No, the business judgment rule does not require immediate dismissal of a shareholder derivative suit based on a special litigation committee's recommendation without first allowing the plaintiff to test the committee's independence and good faith. While the business judgment rule generally protects a board's decision not to sue, its application here is contingent on the bona fides of the Special Committee. The court reasoned that although delegating authority to a committee of disinterested directors is a valid corporate procedure, a court cannot simply accept the committee's conclusion at face value, especially when the plaintiff challenges its independence. Because issues of motivation, intent, and good faith are factual questions, they are inappropriate for summary judgment.
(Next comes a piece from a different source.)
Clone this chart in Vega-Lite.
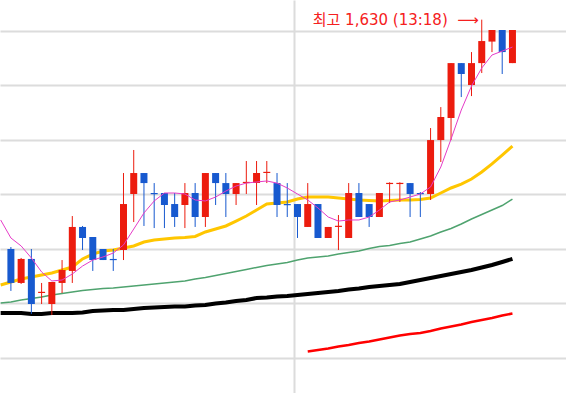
{
  "$schema": "https://vega.github.io/schema/vega-lite/v6.json",
  "width": 566,
  "height": 393,
  "autosize": {"type": "fit", "contains": "padding"},
  "padding": 0,
  "background": "#ffffff",
  "config": {
    "view": {"stroke": null},
    "axis": {"grid": true, "gridColor": "#dcdcdc", "gridWidth": 2, "labels": false, "ticks": false, "domain": false}
  },
  "datasets": {
    "bars": [
      {"idx": -1, "ma5": 1446.5, "ma20": 1386.9, "ma60": 1370.5, "ma120": 1361.3},
      {"idx": 0, "open": 1419.9, "high": 1421.7, "low": 1381.5, "close": 1388.8, "ma5": 1430.0, "ma20": 1389.7, "ma60": 1371.4, "ma120": 1361.3},
      {"idx": 1, "open": 1388.8, "high": 1411.7, "low": 1387.9, "close": 1410.8, "ma5": 1422.7, "ma20": 1392.4, "ma60": 1373.2, "ma120": 1361.3},
      {"idx": 2, "open": 1410.8, "high": 1419.9, "low": 1360.4, "close": 1369.5, "ma5": 1411.7, "ma20": 1394.3, "ma60": 1374.6, "ma120": 1360.4},
      {"idx": 3, "open": 1379.6, "high": 1388.8, "low": 1369.5, "close": 1380.7, "ma5": 1398.9, "ma20": 1396.1, "ma60": 1376.0, "ma120": 1360.4},
      {"idx": 4, "open": 1369.5, "high": 1389.7, "low": 1359.5, "close": 1389.7, "ma5": 1390.6, "ma20": 1397.9, "ma60": 1377.8, "ma120": 1361.3},
      {"idx": 5, "open": 1388.8, "high": 1409.8, "low": 1379.6, "close": 1400.7, "ma5": 1391.5, "ma20": 1400.7, "ma60": 1379.2, "ma120": 1361.3},
      {"idx": 6, "open": 1399.8, "high": 1450.1, "low": 1388.8, "close": 1440.1, "ma5": 1397.0, "ma20": 1403.4, "ma60": 1380.5, "ma120": 1361.3},
      {"idx": 7, "open": 1440.1, "high": 1441.0, "low": 1419.0, "close": 1430.0, "ma5": 1404.3, "ma20": 1410.8, "ma60": 1381.9, "ma120": 1361.8},
      {"idx": 8, "open": 1430.9, "high": 1430.9, "low": 1399.8, "close": 1409.8, "ma5": 1409.8, "ma20": 1415.3, "ma60": 1382.8, "ma120": 1363.1},
      {"idx": 9, "open": 1419.9, "high": 1419.9, "low": 1409.8, "close": 1409.8, "ma5": 1412.6, "ma20": 1418.1, "ma60": 1383.7, "ma120": 1363.6},
      {"idx": 10, "open": 1410.8, "high": 1419.9, "low": 1399.8, "close": 1409.7, "ma5": 1416.2, "ma20": 1419.0, "ma60": 1384.2, "ma120": 1364.0},
      {"idx": 11, "open": 1419.0, "high": 1489.5, "low": 1409.8, "close": 1461.1, "ma5": 1423.6, "ma20": 1420.8, "ma60": 1385.1, "ma120": 1364.0},
      {"idx": 12, "open": 1470.3, "high": 1510.6, "low": 1444.6, "close": 1489.5, "ma5": 1438.2, "ma20": 1422.7, "ma60": 1386.0, "ma120": 1365.0},
      {"idx": 13, "open": 1489.5, "high": 1489.5, "low": 1441.0, "close": 1480.3, "ma5": 1452.9, "ma20": 1426.3, "ma60": 1386.9, "ma120": 1365.9},
      {"idx": 14, "open": 1471.2, "high": 1480.3, "low": 1439.1, "close": 1470.1, "ma5": 1463.9, "ma20": 1428.2, "ma60": 1387.9, "ma120": 1366.3},
      {"idx": 15, "open": 1471.2, "high": 1471.2, "low": 1439.1, "close": 1460.2, "ma5": 1471.2, "ma20": 1429.1, "ma60": 1388.8, "ma120": 1366.8},
      {"idx": 16, "open": 1461.1, "high": 1471.2, "low": 1440.1, "close": 1449.2, "ma5": 1471.2, "ma20": 1430.0, "ma60": 1389.7, "ma120": 1367.2},
      {"idx": 17, "open": 1460.2, "high": 1480.3, "low": 1439.1, "close": 1471.2, "ma5": 1470.3, "ma20": 1430.4, "ma60": 1390.6, "ma120": 1367.2},
      {"idx": 18, "open": 1471.2, "high": 1480.3, "low": 1440.1, "close": 1449.2, "ma5": 1464.8, "ma20": 1431.4, "ma60": 1392.4, "ma120": 1368.2},
      {"idx": 19, "open": 1449.2, "high": 1489.5, "low": 1440.1, "close": 1489.5, "ma5": 1463.9, "ma20": 1435.5, "ma60": 1393.8, "ma120": 1368.6},
      {"idx": 20, "open": 1489.5, "high": 1489.5, "low": 1460.2, "close": 1480.3, "ma5": 1467.5, "ma20": 1438.2, "ma60": 1395.6, "ma120": 1370.0},
      {"idx": 21, "open": 1480.3, "high": 1489.5, "low": 1449.2, "close": 1470.3, "ma5": 1473.0, "ma20": 1441.0, "ma60": 1397.5, "ma120": 1370.9},
      {"idx": 22, "open": 1470.3, "high": 1480.3, "low": 1460.2, "close": 1480.3, "ma5": 1477.6, "ma20": 1445.5, "ma60": 1399.3, "ma120": 1372.3},
      {"idx": 23, "open": 1480.3, "high": 1500.5, "low": 1470.3, "close": 1481.4, "ma5": 1480.3, "ma20": 1450.1, "ma60": 1401.1, "ma120": 1373.2},
      {"idx": 24, "open": 1480.3, "high": 1500.5, "low": 1460.2, "close": 1489.5, "ma5": 1481.3, "ma20": 1455.6, "ma60": 1403.0, "ma120": 1375.0},
      {"idx": 25, "open": 1489.5, "high": 1500.5, "low": 1480.3, "close": 1490.6, "ma5": 1482.2, "ma20": 1461.1, "ma60": 1404.8, "ma120": 1375.5},
      {"idx": 26, "open": 1480.3, "high": 1489.5, "low": 1449.2, "close": 1460.2, "ma5": 1480.3, "ma20": 1462.0, "ma60": 1406.2, "ma120": 1376.4},
      {"idx": 27, "open": 1461.1, "high": 1480.3, "low": 1449.2, "close": 1460.0, "ma5": 1475.8, "ma20": 1463.0, "ma60": 1407.5, "ma120": 1376.9},
      {"idx": 28, "open": 1461.1, "high": 1461.1, "low": 1430.0, "close": 1449.2, "ma5": 1470.3, "ma20": 1465.7, "ma60": 1409.8, "ma120": 1377.8},
      {"idx": 29, "open": 1440.1, "high": 1480.3, "low": 1440.1, "close": 1461.1, "ma5": 1464.8, "ma20": 1467.5, "ma60": 1411.7, "ma120": 1378.7, "ma240": 1326.0},
      {"idx": 30, "open": 1461.1, "high": 1461.1, "low": 1430.0, "close": 1430.0, "ma5": 1457.5, "ma20": 1467.5, "ma60": 1412.6, "ma120": 1379.6, "ma240": 1327.4},
      {"idx": 31, "open": 1430.0, "high": 1440.1, "low": 1430.0, "close": 1440.1, "ma5": 1449.2, "ma20": 1467.5, "ma60": 1413.5, "ma120": 1380.5, "ma240": 1328.8},
      {"idx": 32, "open": 1440.1, "high": 1451.0, "low": 1419.0, "close": 1441.2, "ma5": 1445.5, "ma20": 1466.6, "ma60": 1415.3, "ma120": 1381.5, "ma240": 1330.6},
      {"idx": 33, "open": 1430.0, "high": 1480.3, "low": 1430.0, "close": 1471.2, "ma5": 1446.5, "ma20": 1465.7, "ma60": 1416.7, "ma120": 1382.8, "ma240": 1332.0},
      {"idx": 34, "open": 1471.2, "high": 1480.3, "low": 1449.2, "close": 1449.2, "ma5": 1446.5, "ma20": 1464.8, "ma60": 1418.1, "ma120": 1383.7, "ma240": 1333.8},
      {"idx": 35, "open": 1461.1, "high": 1461.1, "low": 1440.1, "close": 1449.2, "ma5": 1449.2, "ma20": 1464.3, "ma60": 1420.4, "ma120": 1385.1, "ma240": 1335.2},
      {"idx": 36, "open": 1449.2, "high": 1471.2, "low": 1449.2, "close": 1471.2, "ma5": 1455.6, "ma20": 1463.9, "ma60": 1422.2, "ma120": 1386.0, "ma240": 1337.0},
      {"idx": 37, "open": 1479.4, "high": 1481.0, "low": 1462.0, "close": 1480.5, "ma5": 1463.0, "ma20": 1464.3, "ma60": 1423.1, "ma120": 1386.9, "ma240": 1338.9},
      {"idx": 38, "open": 1479.4, "high": 1481.0, "low": 1463.0, "close": 1480.5, "ma5": 1464.8, "ma20": 1464.8, "ma60": 1425.0, "ma120": 1387.9, "ma240": 1340.7},
      {"idx": 39, "open": 1480.3, "high": 1480.3, "low": 1449.2, "close": 1470.3, "ma5": 1467.5, "ma20": 1464.8, "ma60": 1426.3, "ma120": 1389.7, "ma240": 1342.1},
      {"idx": 40, "open": 1471.2, "high": 1472.1, "low": 1449.2, "close": 1470.1, "ma5": 1470.3, "ma20": 1465.2, "ma60": 1429.1, "ma120": 1391.5, "ma240": 1343.0},
      {"idx": 41, "open": 1470.3, "high": 1530.7, "low": 1464.8, "close": 1519.7, "ma5": 1476.7, "ma20": 1466.6, "ma60": 1431.8, "ma120": 1393.4, "ma240": 1344.8},
      {"idx": 42, "open": 1519.7, "high": 1549.9, "low": 1499.6, "close": 1540.8, "ma5": 1495.0, "ma20": 1471.2, "ma60": 1435.5, "ma120": 1395.2, "ma240": 1347.1},
      {"idx": 43, "open": 1539.9, "high": 1590.2, "low": 1519.7, "close": 1590.2, "ma5": 1520.6, "ma20": 1475.8, "ma60": 1438.7, "ma120": 1397.0, "ma240": 1348.9},
      {"idx": 44, "open": 1590.2, "high": 1590.2, "low": 1559.1, "close": 1580.2, "ma5": 1547.2, "ma20": 1479.4, "ma60": 1442.8, "ma120": 1398.9, "ma240": 1350.8},
      {"idx": 45, "open": 1570.1, "high": 1600.3, "low": 1560.0, "close": 1590.2, "ma5": 1569.2, "ma20": 1484.0, "ma60": 1447.4, "ma120": 1400.7, "ma240": 1353.1},
      {"idx": 46, "open": 1590.2, "high": 1630.0, "low": 1581.1, "close": 1610.4, "ma5": 1585.7, "ma20": 1490.4, "ma60": 1451.5, "ma120": 1403.0, "ma240": 1354.9},
      {"idx": 47, "open": 1609.9, "high": 1620.5, "low": 1600.3, "close": 1620.5, "ma5": 1597.6, "ma20": 1497.8, "ma60": 1455.6, "ma120": 1405.3, "ma240": 1356.7},
      {"idx": 48, "open": 1620.5, "high": 1620.5, "low": 1580.2, "close": 1600.3, "ma5": 1601.2, "ma20": 1506.0, "ma60": 1459.7, "ma120": 1408.0, "ma240": 1359.0},
      {"idx": 49, "open": 1590.2, "high": 1620.5, "low": 1590.2, "close": 1620.5, "ma5": 1604.9, "ma20": 1514.2, "ma60": 1465.7, "ma120": 1410.8, "ma240": 1360.8}
    ],
    "note": [
      {"idx": 46, "price": 1630.0, "label": "최고 1,630 (13:18)", "arrow": "⟶"}
    ]
  },
  "data": {"name": "bars"},
  "encoding": {
    "x": {
      "field": "idx",
      "type": "quantitative",
      "scale": {"domain": [-0.576, 53.743], "nice": false, "zero": false},
      "axis": {"values": [27.64], "title": null}
    }
  },
  "layer": [
    {
      "mark": {"type": "line", "color": "#000000", "strokeWidth": 4, "clip": true},
      "encoding": {
        "y": {"field": "ma120", "type": "quantitative", "scale": {"domain": [1288, 1648], "nice": false, "zero": false}, "axis": {"values": [1320, 1370, 1420, 1470, 1520, 1570, 1620], "title": null}}
      }
    },
    {
      "transform": [{"filter": "isValid(datum.ma240)"}],
      "mark": {"type": "line", "color": "#ff0000", "strokeWidth": 2.5, "clip": true},
      "encoding": {
        "y": {"field": "ma240", "type": "quantitative", "scale": {"domain": [1288, 1648], "nice": false, "zero": false}, "axis": {"values": [1320, 1370, 1420, 1470, 1520, 1570, 1620], "title": null}}
      }
    },
    {
      "mark": {"type": "line", "color": "#4fa36f", "strokeWidth": 1.5, "clip": true},
      "encoding": {
        "y": {"field": "ma60", "type": "quantitative", "scale": {"domain": [1288, 1648], "nice": false, "zero": false}, "axis": {"values": [1320, 1370, 1420, 1470, 1520, 1570, 1620], "title": null}}
      }
    },
    {
      "mark": {"type": "line", "color": "#ffc600", "strokeWidth": 3, "clip": true},
      "encoding": {
        "y": {"field": "ma20", "type": "quantitative", "scale": {"domain": [1288, 1648], "nice": false, "zero": false}, "axis": {"values": [1320, 1370, 1420, 1470, 1520, 1570, 1620], "title": null}}
      }
    },
    {
      "transform": [{"filter": "isValid(datum.open)"}],
      "mark": {"type": "rule", "strokeWidth": 1, "clip": true},
      "encoding": {
        "y": {"field": "low", "type": "quantitative", "scale": {"domain": [1288, 1648], "nice": false, "zero": false}, "axis": {"values": [1320, 1370, 1420, 1470, 1520, 1570, 1620], "title": null}},
        "y2": {"field": "high"},
        "color": {"condition": {"test": "datum.close > datum.open", "value": "#ec1c0e"}, "value": "#1759cf"}
      }
    },
    {
      "transform": [{"filter": "isValid(datum.open)"}],
      "mark": {"type": "bar", "width": 7, "clip": true},
      "encoding": {
        "y": {"field": "open", "type": "quantitative", "scale": {"domain": [1288, 1648], "nice": false, "zero": false}, "axis": {"values": [1320, 1370, 1420, 1470, 1520, 1570, 1620], "title": null}},
        "y2": {"field": "close"},
        "color": {"condition": {"test": "datum.close > datum.open", "value": "#ec1c0e"}, "value": "#1759cf"}
      }
    },
    {
      "mark": {"type": "line", "color": "#e63cc8", "strokeWidth": 1, "clip": true},
      "encoding": {
        "y": {"field": "ma5", "type": "quantitative", "scale": {"domain": [1288, 1648], "nice": false, "zero": false}, "axis": {"values": [1320, 1370, 1420, 1470, 1520, 1570, 1620], "title": null}}
      }
    },
    {
      "data": {"name": "note"},
      "mark": {"type": "text", "align": "right", "baseline": "middle", "dx": -34, "fontSize": 15, "font": "DejaVu Sans, Noto Sans CJK KR", "color": "#f52020"},
      "encoding": {
        "y": {"field": "price", "type": "quantitative", "scale": {"domain": [1288, 1648], "nice": false, "zero": false}, "axis": {"values": [1320, 1370, 1420, 1470, 1520, 1570, 1620], "title": null}},
        "text": {"field": "label"}
      }
    },
    {
      "data": {"name": "note"},
      "mark": {"type": "text", "align": "right", "baseline": "middle", "dx": -3, "fontSize": 15, "font": "DejaVu Sans", "color": "#f52020"},
      "encoding": {
        "y": {"field": "price", "type": "quantitative", "scale": {"domain": [1288, 1648], "nice": false, "zero": false}, "axis": {"values": [1320, 1370, 1420, 1470, 1520, 1570, 1620], "title": null}},
        "text": {"field": "arrow"}
      }
    }
  ]
}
Therefore, the plaintiff must be permitted to conduct discovery to examine the committee's disinterestedness and the basis for its determination before the court can rule on whether to dismiss the case.
Analysis:
This decision is significant because it establishes a crucial check on the power of special litigation committees (SLCs) to dismiss shareholder derivative lawsuits. It affirms the SLC as a valid corporate governance tool but prevents it from being an automatic shield for directors accused of wrongdoing. By allowing discovery into the committee's independence and good faith, the court created a procedural safeguard for shareholders, laying the groundwork for more formalized two-step judicial reviews of SLC decisions established in later landmark cases. This case strikes a balance between protecting the board's authority under the business judgment rule and preventing its misuse to insulate directors from accountability.